I have the following script which prints various file stats, which was kindly supplied by another user (choroba) (link).

Is there a way that this can be amended to report just the directory name of each file and not the full file path with the file name? I have tried changing filepath with dirname and I get a series of errors saying No such file or directory. Thanks for any advice.

#!/bin/bash
set -eu

filepath=$1
qfilepath=${filepath//\\/\\\\}   # Quote backslashes.
qfilepath=${qfilepath//\"/\\\"}  # Quote doublequotes.

file=${qfilepath##*/}            # Remove the path.

stats=($(stat -c "%s %W %Y" "$filepath"))
size=${stats[0]}
ctime=$(date --date @"${stats[1]}" +'%d/%m/%Y %H:%M:%S')
mtime=$(date --date @"${stats[2]}" +'%d/%m/%Y %H:%M:%S')

md5=$(md5sum < "$filepath")
md5=${md5%% *}                   # Remove the dash.

printf '"%s","%s",%s,%s,%s,%s\n' \
        "$file" "$qfilepath" "$size" "$ctime" "$mtime" $md5

Answer 1

You can use a combination of dirname and basename, where:

dirname will strip the last component from the full path;

basename will get the last component from the path.
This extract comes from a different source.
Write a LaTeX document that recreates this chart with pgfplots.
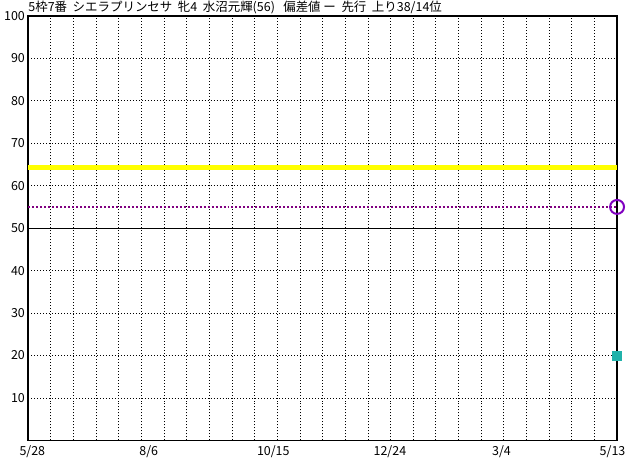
\documentclass[border=0pt]{standalone}
\usepackage{pgfplots}
\pgfplotsset{compat=1.18}
\usepackage{fontspec}
\setmainfont{Noto Sans CJK JP}
\definecolor{lineyellow}{RGB}{255,255,0}
\definecolor{dpurple}{RGB}{128,0,128}
\definecolor{cpurple}{RGB}{128,0,192}
\definecolor{teal2}{RGB}{32,178,170}
\begin{document}
\fontsize{12.5}{14}\selectfont
\begin{tikzpicture}[x=1pt,y=1pt]
\begin{axis}[
  at={(0,0)}, anchor=south west,
  scale only axis, width=591pt, height=426pt,
  xmin=0, xmax=26, ymin=0, ymax=100,
  clip=false,
  axis line style={line width=1.6pt},
  major tick length=0pt,
  xtick={1,...,25}, xticklabels={},
  extra x ticks={0.18,5.32,10.82,15.97,20.9,25.8},
  extra x tick labels={5/28,8/6,10/15,12/24,3/4,5/13},
  extra x tick style={grid=none, major tick length=0pt},
  ytick={10,20,...,100},
  extra y ticks={50},
  extra y tick labels={},
  extra y tick style={major grid style={solid, black, line width=0.9pt}},
  grid=major,
  major grid style={black, line width=0.8pt, dash pattern=on 1pt off 2pt},
  tick label style={font=\fontsize{12.5}{14}\selectfont},
  xticklabel style={yshift=-1pt},
  yticklabel style={xshift=1pt},
  /pgf/number format/assume math mode=true,
]
\addplot[lineyellow, line width=5pt] coordinates {(0,64.3) (26,64.3)};
\addplot[dpurple, line width=2pt, dash pattern=on 2pt off 2pt] coordinates {(0,55) (26,55)};
\addplot[only marks, mark=o, mark size=7pt, mark options={draw=cpurple, line width=2pt, solid}] coordinates {(26,55)};
\addplot[only marks, mark=square*, mark size=4.5pt, mark options={draw=teal2, fill=teal2}] coordinates {(26,20)};
\node[anchor=base west, inner sep=0pt] at (rel axis cs:0,1) [yshift=4pt] {5枠7番\ \ シエラプリンセサ\ \ 牝4\ \ 水沼元輝(56)\ \ \ 偏差値\ ー\ \ 先行\ \ 上り38/14位};
\end{axis}
\path (-26pt,-18pt) rectangle (606pt,442pt);
\end{tikzpicture}
\end{document}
So to summarize: $(basename $(dirname $qfilepath)) will give you the name of the last directory in the path. Or, for the full path without the file name - just $(dirname $qfilepath).

Answer 2

Although I do not see anything in the script snippet which would produce a recursive list, you can get the directory name output with adding dir=$(dirname $filepath) and modifying your printf output to use $dir instead of $file.